Beyond a certain point, both the house and film become entirely porous, flooded and dissolved by the sodium lights outside, and then by a fire that one of the strangers lights. Couple and strangers now enter into a casual proximity, a shared domesticity. The male stranger wanders slowly through the house, as Kristen walks behind him, adopting the guise of the stranger herself, in an inversion of the opening scenes. Soon after, Kristen slips out of a cupboard as the female stranger contemplates the wedding ring left on the table. Gradually, the couple and strangers converge on the detritus of the failed proposal, until the strangers give the couple the marriage they can never have. For it turns out that the strangers themselves are a family – a bland, smiling, white-faced family according to the masks they wear, and an even more normcore family once they take off those masks in the climactic scene. This family, and the fear of not living up to it, is at the heart of Kristen’s rejection, so only being brutalised by this family can galvanise her into finally accepting James’ proposal.

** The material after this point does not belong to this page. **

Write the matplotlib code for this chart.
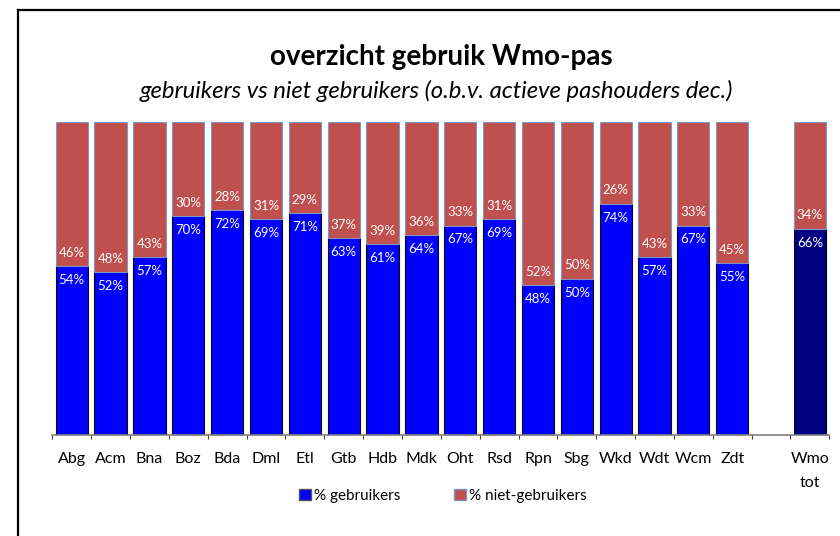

The filmthus ends with a morbid marriage, as Kristen and James formally declare their love to each other in front of the strangers, who promptly shoot them on the spot. Before they die, they ask the strangers a simple question – “why are you doing this to us?” – and receive an equally simple answer – “because you were home.” Rather than being anomalous invaders, the strangers are integral to the operation of suburbia, to the very notion of being home. They are the disavowed other that must be traversed to conceptualise home in the first place, but at this late stage of suburbia they can only be overcome through death. When they take off their masks, their real mask is normality, since the very fear they generate is the main precondition for suburban normality to begin with. And The Strangers basically ends with that proposition, or frames itself as a austere eighty-minute proposition, grimly insisting that everything that seems to be outside suburbia is what actually comprises it to begin with.